Well, no. Nobody literally expects millions of us to drop down ker-flop clutching flowers to our bosoms like Elaine the Lily Maid of Astolat, and yet I wonder. Women are supposed to make other people feel good, to fill others' needs without having any of our own-this is the great Feminine Imperative. Such self-suppression amounts to the death of the self. Why demand such an impossibility?
All oppressed people must be controlled. Since open force and economic coercion are practical only part of the time, ideology--that is, internalized oppression, the voice in the head--is brought in to fill the gap. When people discover their own power, governments tremble. Therefore, in addition to all the other things that are done to control people, their own strength must be made taboo to them. Vast numbers of men can be allowed to experience some power as long as they expend their power against other men and against women--a desirable state of affairs since it keeps men (and men and women) from cooperating, which would be a grave menace to the powers that be. Therefore the Masculine Imperative is less severe than the Feminine one.

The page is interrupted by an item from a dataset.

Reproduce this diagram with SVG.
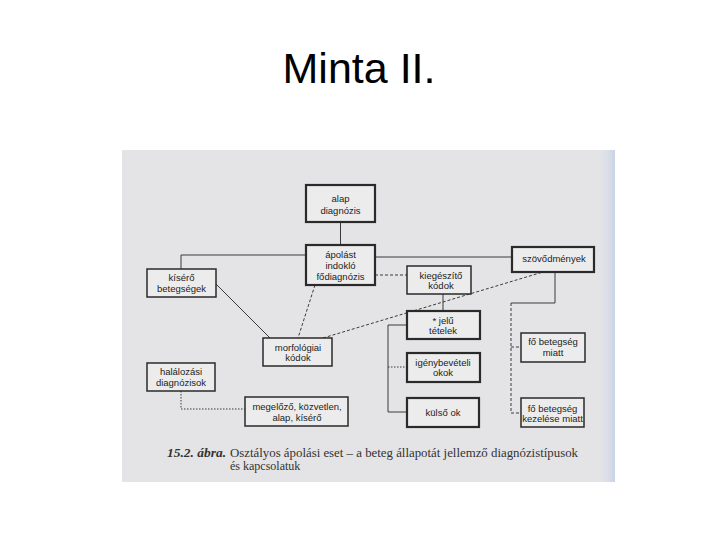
<svg xmlns="http://www.w3.org/2000/svg" width="720" height="540" viewBox="0 0 720 540">
<defs>
<linearGradient id="edge" x1="0" y1="0" x2="1" y2="0">
<stop offset="0" stop-color="#e4e5ea" stop-opacity="0"/>
<stop offset="1" stop-color="#c9d3e6"/>
</linearGradient>
<style>
.box{fill:#ececec;stroke:#2a2a2a;stroke-width:1.5}
.thick{stroke-width:2.2}
.t{font-family:"Liberation Sans",Arial,sans-serif;font-size:9.5px;fill:#222;text-anchor:middle}
.ln{fill:none;stroke:#3a3a3a;stroke-width:1}
.dash{stroke-dasharray:3 2}
.dot{stroke-dasharray:1.5 1.5}
.cap{font-family:"Liberation Serif","Times New Roman",serif;font-size:12px;fill:#333}
</style>
</defs>
<rect width="720" height="540" fill="#ffffff"/>
<text x="359" y="83" font-family="Liberation Sans, Arial, sans-serif" font-size="43" text-anchor="middle" fill="#000">Minta II.</text>
<rect x="122" y="150" width="493" height="332" fill="#e4e4e6"/>
<rect x="596" y="150" width="19" height="332" fill="url(#edge)"/>
<g id="connectors">
<line class="ln" x1="340.5" y1="222" x2="340.5" y2="245"/>
<polyline class="ln" points="306,255 181,255 181,269"/>
<line class="ln" x1="375" y1="257" x2="512" y2="257"/>
<line class="ln dash" x1="375" y1="275" x2="407" y2="275"/>
<line class="ln" x1="216" y1="284" x2="270" y2="338"/>
<line class="ln dash" x1="315" y1="285" x2="298" y2="338"/>
<line class="ln dash" x1="323" y1="338" x2="543" y2="272"/>
<line class="ln" x1="443" y1="294" x2="443" y2="311"/>
<polyline class="ln" points="407,325 388,325 388,412 407,412"/>
<line class="ln dot" x1="388" y1="367" x2="407" y2="367"/>
<polyline class="ln" points="555,272 555,303 511,303"/>
<polyline class="ln dash" points="511,303 511,413 521,413"/>
<line class="ln dash" x1="511" y1="347" x2="521" y2="347"/>
<polyline class="ln dot" points="181,391 181,409 245,409"/>
</g>
<g id="alap"><rect class="box thick" x="306" y="185" width="69" height="37"/><text class="t" x="340.5" y="201.5">alap</text><text class="t" x="340.5" y="213.5">diagnózis</text></g>
<g id="apolast"><rect class="box thick" x="306" y="245" width="69" height="40"/><text class="t" x="340.5" y="257.5">ápolást</text><text class="t" x="340.5" y="268.5">indokló</text><text class="t" x="340.5" y="279.5">fődiagnózis</text></g>
<g id="kisero"><rect class="box" x="147" y="269" width="69" height="28"/><text class="t" x="181.5" y="280.5">kísérő</text><text class="t" x="181.5" y="291.5">betegségek</text></g>
<g id="kiegeszito"><rect class="box" x="407" y="266" width="64" height="28"/><text class="t" x="441" y="278.5">kiegészítő</text><text class="t" x="441" y="288.5">kódok</text></g>
<g id="szovodmenyek"><rect class="box thick" x="512" y="247" width="82" height="25"/><text class="t" x="554" y="261.5">szövődmények</text></g>
<g id="jelu"><rect class="box thick" x="407" y="311" width="73" height="28"/><text class="t" x="443" y="323.5">* jelű</text><text class="t" x="443" y="333.5">tételek</text></g>
<g id="morfologiai"><rect class="box" x="263" y="338" width="69" height="28"/><text class="t" x="298" y="350.5">morfológiai</text><text class="t" x="298" y="361">kódok</text></g>
<g id="halalozasi"><rect class="box" x="147" y="363" width="68" height="28"/><text class="t" x="181" y="374.5">halálozási</text><text class="t" x="181" y="385.5">diagnózisok</text></g>
<g id="igenybeveteli"><rect class="box thick" x="407" y="353" width="73" height="29"/><text class="t" x="443" y="365.5">igénybevételi</text><text class="t" x="443" y="375.5">okok</text></g>
<g id="megelozo"><rect class="box" x="245" y="397" width="103" height="29"/><text class="t" x="297" y="409.5">megelőző, közvetlen,</text><text class="t" x="297" y="420.5">alap, kísérő</text></g>
<g id="kulso"><rect class="box thick" x="407" y="398" width="72" height="29"/><text class="t" x="443" y="415.5">külső ok</text></g>
<g id="fo-miatt"><rect class="box" x="521" y="333" width="64" height="29"/><text class="t" x="553" y="344.5">fő betegség</text><text class="t" x="553" y="355.5">miatt</text></g>
<g id="fo-kezelese"><rect class="box" x="521" y="398" width="63" height="29"/><text class="t" x="552.5" y="411.5">fő betegség</text><text class="t" x="552.5" y="421.5">kezelése miatt</text></g>
<text class="cap" x="167" y="457" font-weight="bold" font-style="italic" textLength="59" lengthAdjust="spacingAndGlyphs">15.2. ábra.</text>
<text class="cap" x="230" y="457" textLength="348" lengthAdjust="spacingAndGlyphs">Osztályos ápolási eset – a beteg állapotát jellemző diagnózistípusok</text>
<text class="cap" x="230" y="470">és kapcsolatuk</text>
</svg>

The Masculine Imperative means that men avoid the threat of failure, inadequacy, and powerlessness --omnipresent in a society built on competition and private property--by existing against others.
But the Feminine Imperative allows of no self-help at all. We exist for others.
But women are also terrified by female strength, women judge success in women to be the worst sin, women force women to be "unselfish," women would rather be dead than strong, rather helpless than happy.
Feminist women, too.
If you've been forbidden the use of your own power for your own self, you can give up your power or you can give up your self. If you're effective, you must be so for others but never for yourself (that would be "selfish"). If you're allowed to feel and express needs, you must be powerless to do anything about them and can only wait for someone else--a man, an institution, a strong woman--to do it for you.
That is, you can be either a Magic Momma or a Trembling Sister."